**What you are asked to do:**
Every line of the material is to be quoted verbatim, minus the pictures.

**Source excerpt:**
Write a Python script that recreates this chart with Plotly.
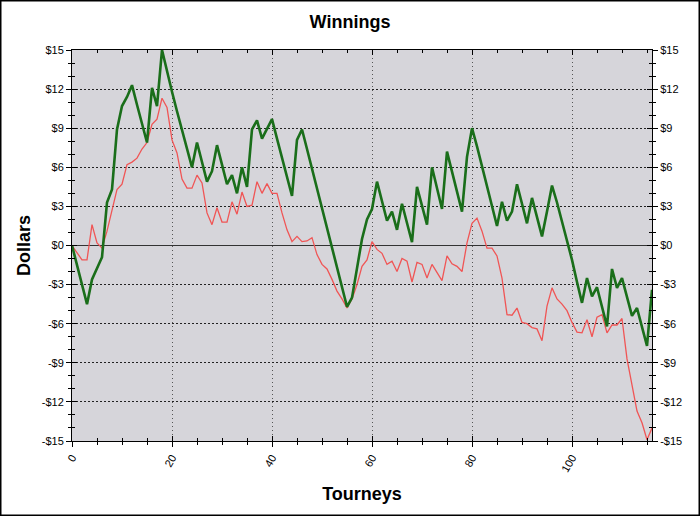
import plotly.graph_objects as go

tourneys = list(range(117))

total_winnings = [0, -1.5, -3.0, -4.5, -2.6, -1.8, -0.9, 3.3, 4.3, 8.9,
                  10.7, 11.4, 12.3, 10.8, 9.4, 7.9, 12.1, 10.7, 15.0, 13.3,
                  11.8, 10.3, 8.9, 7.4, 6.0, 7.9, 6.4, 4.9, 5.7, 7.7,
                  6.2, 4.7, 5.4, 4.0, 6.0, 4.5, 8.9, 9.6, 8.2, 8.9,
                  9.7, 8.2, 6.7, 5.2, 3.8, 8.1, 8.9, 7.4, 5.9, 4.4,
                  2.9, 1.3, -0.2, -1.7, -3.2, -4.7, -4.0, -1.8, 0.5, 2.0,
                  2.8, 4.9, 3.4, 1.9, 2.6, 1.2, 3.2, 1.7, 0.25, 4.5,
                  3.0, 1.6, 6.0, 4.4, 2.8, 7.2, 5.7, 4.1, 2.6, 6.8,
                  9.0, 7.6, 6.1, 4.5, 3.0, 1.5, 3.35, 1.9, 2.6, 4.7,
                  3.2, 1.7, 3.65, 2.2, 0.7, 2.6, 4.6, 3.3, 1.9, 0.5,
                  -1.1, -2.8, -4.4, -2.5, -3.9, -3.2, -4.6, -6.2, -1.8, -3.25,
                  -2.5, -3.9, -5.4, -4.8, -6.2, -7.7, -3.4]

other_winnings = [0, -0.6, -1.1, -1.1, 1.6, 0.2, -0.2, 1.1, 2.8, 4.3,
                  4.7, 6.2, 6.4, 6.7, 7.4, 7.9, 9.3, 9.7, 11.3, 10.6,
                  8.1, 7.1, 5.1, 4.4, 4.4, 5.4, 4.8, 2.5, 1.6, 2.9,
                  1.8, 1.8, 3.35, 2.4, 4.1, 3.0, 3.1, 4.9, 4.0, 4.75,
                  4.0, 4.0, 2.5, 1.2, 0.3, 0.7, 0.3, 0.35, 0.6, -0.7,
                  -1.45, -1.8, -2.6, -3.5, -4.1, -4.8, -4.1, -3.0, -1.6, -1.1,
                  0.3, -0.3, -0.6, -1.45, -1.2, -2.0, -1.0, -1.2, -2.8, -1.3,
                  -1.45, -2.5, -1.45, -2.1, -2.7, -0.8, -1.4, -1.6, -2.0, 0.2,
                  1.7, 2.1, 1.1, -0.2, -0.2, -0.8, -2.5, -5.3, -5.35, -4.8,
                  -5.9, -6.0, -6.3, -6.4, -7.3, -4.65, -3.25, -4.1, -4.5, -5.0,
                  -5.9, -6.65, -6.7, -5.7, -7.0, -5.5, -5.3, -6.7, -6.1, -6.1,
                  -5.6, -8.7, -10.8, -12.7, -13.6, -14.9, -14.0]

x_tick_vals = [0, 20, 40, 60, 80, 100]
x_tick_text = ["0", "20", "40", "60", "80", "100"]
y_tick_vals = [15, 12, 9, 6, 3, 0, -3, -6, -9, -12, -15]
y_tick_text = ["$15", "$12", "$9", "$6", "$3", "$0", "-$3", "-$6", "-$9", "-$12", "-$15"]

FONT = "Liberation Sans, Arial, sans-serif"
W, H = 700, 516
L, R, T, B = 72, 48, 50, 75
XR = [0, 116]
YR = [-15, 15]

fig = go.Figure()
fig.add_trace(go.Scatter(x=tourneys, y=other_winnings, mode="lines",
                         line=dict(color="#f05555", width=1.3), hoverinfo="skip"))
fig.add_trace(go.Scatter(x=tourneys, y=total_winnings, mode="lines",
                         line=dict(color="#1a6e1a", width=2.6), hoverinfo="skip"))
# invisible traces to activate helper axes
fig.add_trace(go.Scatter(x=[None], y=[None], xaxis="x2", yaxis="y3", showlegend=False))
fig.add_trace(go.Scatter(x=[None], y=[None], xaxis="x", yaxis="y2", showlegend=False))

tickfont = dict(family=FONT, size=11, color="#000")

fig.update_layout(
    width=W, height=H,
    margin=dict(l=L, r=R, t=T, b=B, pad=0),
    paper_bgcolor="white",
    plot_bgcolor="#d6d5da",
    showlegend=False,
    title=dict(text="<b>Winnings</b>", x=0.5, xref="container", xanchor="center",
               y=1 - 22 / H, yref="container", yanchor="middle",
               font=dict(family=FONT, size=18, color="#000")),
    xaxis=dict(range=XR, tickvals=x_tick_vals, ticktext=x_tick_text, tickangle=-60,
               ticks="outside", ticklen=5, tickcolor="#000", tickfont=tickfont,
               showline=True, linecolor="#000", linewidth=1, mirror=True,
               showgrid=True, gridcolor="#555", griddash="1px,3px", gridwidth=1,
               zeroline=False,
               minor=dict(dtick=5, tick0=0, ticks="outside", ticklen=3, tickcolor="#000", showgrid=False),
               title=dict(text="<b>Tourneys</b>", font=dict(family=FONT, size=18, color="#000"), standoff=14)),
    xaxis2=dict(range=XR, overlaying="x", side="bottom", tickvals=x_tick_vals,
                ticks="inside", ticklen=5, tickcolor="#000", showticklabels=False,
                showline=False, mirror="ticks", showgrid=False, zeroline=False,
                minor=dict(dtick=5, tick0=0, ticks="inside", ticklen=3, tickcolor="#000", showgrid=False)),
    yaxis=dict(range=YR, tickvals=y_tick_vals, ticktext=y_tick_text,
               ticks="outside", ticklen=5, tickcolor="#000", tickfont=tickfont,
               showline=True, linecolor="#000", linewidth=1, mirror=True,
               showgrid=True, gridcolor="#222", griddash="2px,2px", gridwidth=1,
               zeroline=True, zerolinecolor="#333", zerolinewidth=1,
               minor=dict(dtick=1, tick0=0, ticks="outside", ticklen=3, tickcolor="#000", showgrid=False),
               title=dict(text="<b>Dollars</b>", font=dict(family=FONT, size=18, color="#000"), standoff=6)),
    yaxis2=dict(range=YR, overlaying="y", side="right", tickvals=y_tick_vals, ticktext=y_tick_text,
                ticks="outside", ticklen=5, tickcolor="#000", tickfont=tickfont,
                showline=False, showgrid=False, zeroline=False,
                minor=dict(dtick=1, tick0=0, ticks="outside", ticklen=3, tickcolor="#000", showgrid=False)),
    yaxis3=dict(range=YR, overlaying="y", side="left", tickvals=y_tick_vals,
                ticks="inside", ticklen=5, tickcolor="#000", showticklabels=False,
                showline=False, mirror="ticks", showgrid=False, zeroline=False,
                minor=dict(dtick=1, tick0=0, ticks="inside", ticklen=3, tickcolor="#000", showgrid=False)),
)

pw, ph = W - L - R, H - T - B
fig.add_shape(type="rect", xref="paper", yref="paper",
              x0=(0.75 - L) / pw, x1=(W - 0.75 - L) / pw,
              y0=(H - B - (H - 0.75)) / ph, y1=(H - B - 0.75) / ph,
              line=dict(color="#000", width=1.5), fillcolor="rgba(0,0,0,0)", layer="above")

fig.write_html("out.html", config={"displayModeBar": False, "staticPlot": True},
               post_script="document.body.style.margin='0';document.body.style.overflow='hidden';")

**Task output:**
Write a Python script that recreates this chart with Plotly.
import plotly.graph_objects as go

tourneys = list(range(117))

total_winnings = [0, -1.5, -3.0, -4.5, -2.6, -1.8, -0.9, 3.3, 4.3, 8.9,
                  10.7, 11.4, 12.3, 10.8, 9.4, 7.9, 12.1, 10.7, 15.0, 13.3,
                  11.8, 10.3, 8.9, 7.4, 6.0, 7.9, 6.4, 4.9, 5.7, 7.7,
                  6.2, 4.7, 5.4, 4.0, 6.0, 4.5, 8.9, 9.6, 8.2, 8.9,
                  9.7, 8.2, 6.7, 5.2, 3.8, 8.1, 8.9, 7.4, 5.9, 4.4,
                  2.9, 1.3, -0.2, -1.7, -3.2, -4.7, -4.0, -1.8, 0.5, 2.0,
                  2.8, 4.9, 3.4, 1.9, 2.6, 1.2, 3.2, 1.7, 0.25, 4.5,
                  3.0, 1.6, 6.0, 4.4, 2.8, 7.2, 5.7, 4.1, 2.6, 6.8,
                  9.0, 7.6, 6.1, 4.5, 3.0, 1.5, 3.35, 1.9, 2.6, 4.7,
                  3.2, 1.7, 3.65, 2.2, 0.7, 2.6, 4.6, 3.3, 1.9, 0.5,
                  -1.1, -2.8, -4.4, -2.5, -3.9, -3.2, -4.6, -6.2, -1.8, -3.25,
                  -2.5, -3.9, -5.4, -4.8, -6.2, -7.7, -3.4]

other_winnings = [0, -0.6, -1.1, -1.1, 1.6, 0.2, -0.2, 1.1, 2.8, 4.3,
                  4.7, 6.2, 6.4, 6.7, 7.4, 7.9, 9.3, 9.7, 11.3, 10.6,
                  8.1, 7.1, 5.1, 4.4, 4.4, 5.4, 4.8, 2.5, 1.6, 2.9,
                  1.8, 1.8, 3.35, 2.4, 4.1, 3.0, 3.1, 4.9, 4.0, 4.75,
                  4.0, 4.0, 2.5, 1.2, 0.3, 0.7, 0.3, 0.35, 0.6, -0.7,
                  -1.45, -1.8, -2.6, -3.5, -4.1, -4.8, -4.1, -3.0, -1.6, -1.1,
                  0.3, -0.3, -0.6, -1.45, -1.2, -2.0, -1.0, -1.2, -2.8, -1.3,
                  -1.45, -2.5, -1.45, -2.1, -2.7, -0.8, -1.4, -1.6, -2.0, 0.2,
                  1.7, 2.1, 1.1, -0.2, -0.2, -0.8, -2.5, -5.3, -5.35, -4.8,
                  -5.9, -6.0, -6.3, -6.4, -7.3, -4.65, -3.25, -4.1, -4.5, -5.0,
                  -5.9, -6.65, -6.7, -5.7, -7.0, -5.5, -5.3, -6.7, -6.1, -6.1,
                  -5.6, -8.7, -10.8, -12.7, -13.6, -14.9, -14.0]

x_tick_vals = [0, 20, 40, 60, 80, 100]
x_tick_text = ["0", "20", "40", "60", "80", "100"]
y_tick_vals = [15, 12, 9, 6, 3, 0, -3, -6, -9, -12, -15]
y_tick_text = ["$15", "$12", "$9", "$6", "$3", "$0", "-$3", "-$6", "-$9", "-$12", "-$15"]

FONT = "Liberation Sans, Arial, sans-serif"
W, H = 700, 516
L, R, T, B = 72, 48, 50, 75
XR = [0, 116]
YR = [-15, 15]

fig = go.Figure()
fig.add_trace(go.Scatter(x=tourneys, y=other_winnings, mode="lines",
                         line=dict(color="#f05555", width=1.3), hoverinfo="skip"))
fig.add_trace(go.Scatter(x=tourneys, y=total_winnings, mode="lines",
                         line=dict(color="#1a6e1a", width=2.6), hoverinfo="skip"))
# invisible traces to activate helper axes
fig.add_trace(go.Scatter(x=[None], y=[None], xaxis="x2", yaxis="y3", showlegend=False))
fig.add_trace(go.Scatter(x=[None], y=[None], xaxis="x", yaxis="y2", showlegend=False))

tickfont = dict(family=FONT, size=11, color="#000")

fig.update_layout(
    width=W, height=H,
    margin=dict(l=L, r=R, t=T, b=B, pad=0),
    paper_bgcolor="white",
    plot_bgcolor="#d6d5da",
    showlegend=False,
    title=dict(text="<b>Winnings</b>", x=0.5, xref="container", xanchor="center",
               y=1 - 22 / H, yref="container", yanchor="middle",
               font=dict(family=FONT, size=18, color="#000")),
    xaxis=dict(range=XR, tickvals=x_tick_vals, ticktext=x_tick_text, tickangle=-60,
               ticks="outside", ticklen=5, tickcolor="#000", tickfont=tickfont,
               showline=True, linecolor="#000", linewidth=1, mirror=True,
               showgrid=True, gridcolor="#555", griddash="1px,3px", gridwidth=1,
               zeroline=False,
               minor=dict(dtick=5, tick0=0, ticks="outside", ticklen=3, tickcolor="#000", showgrid=False),
               title=dict(text="<b>Tourneys</b>", font=dict(family=FONT, size=18, color="#000"), standoff=14)),
    xaxis2=dict(range=XR, overlaying="x", side="bottom", tickvals=x_tick_vals,
                ticks="inside", ticklen=5, tickcolor="#000", showticklabels=False,
                showline=False, mirror="ticks", showgrid=False, zeroline=False,
                minor=dict(dtick=5, tick0=0, ticks="inside", ticklen=3, tickcolor="#000", showgrid=False)),
    yaxis=dict(range=YR, tickvals=y_tick_vals, ticktext=y_tick_text,
               ticks="outside", ticklen=5, tickcolor="#000", tickfont=tickfont,
               showline=True, linecolor="#000", linewidth=1, mirror=True,
               showgrid=True, gridcolor="#222", griddash="2px,2px", gridwidth=1,
               zeroline=True, zerolinecolor="#333", zerolinewidth=1,
               minor=dict(dtick=1, tick0=0, ticks="outside", ticklen=3, tickcolor="#000", showgrid=False),
               title=dict(text="<b>Dollars</b>", font=dict(family=FONT, size=18, color="#000"), standoff=6)),
    yaxis2=dict(range=YR, overlaying="y", side="right", tickvals=y_tick_vals, ticktext=y_tick_text,
                ticks="outside", ticklen=5, tickcolor="#000", tickfont=tickfont,
                showline=False, showgrid=False, zeroline=False,
                minor=dict(dtick=1, tick0=0, ticks="outside", ticklen=3, tickcolor="#000", showgrid=False)),
    yaxis3=dict(range=YR, overlaying="y", side="left", tickvals=y_tick_vals,
                ticks="inside", ticklen=5, tickcolor="#000", showticklabels=False,
                showline=False, mirror="ticks", showgrid=False, zeroline=False,
                minor=dict(dtick=1, tick0=0, ticks="inside", ticklen=3, tickcolor="#000", showgrid=False)),
)

pw, ph = W - L - R, H - T - B
fig.add_shape(type="rect", xref="paper", yref="paper",
              x0=(0.75 - L) / pw, x1=(W - 0.75 - L) / pw,
              y0=(H - B - (H - 0.75)) / ph, y1=(H - B - 0.75) / ph,
              line=dict(color="#000", width=1.5), fillcolor="rgba(0,0,0,0)", layer="above")

fig.write_html("out.html", config={"displayModeBar": False, "staticPlot": True},
               post_script="document.body.style.margin='0';document.body.style.overflow='hidden';")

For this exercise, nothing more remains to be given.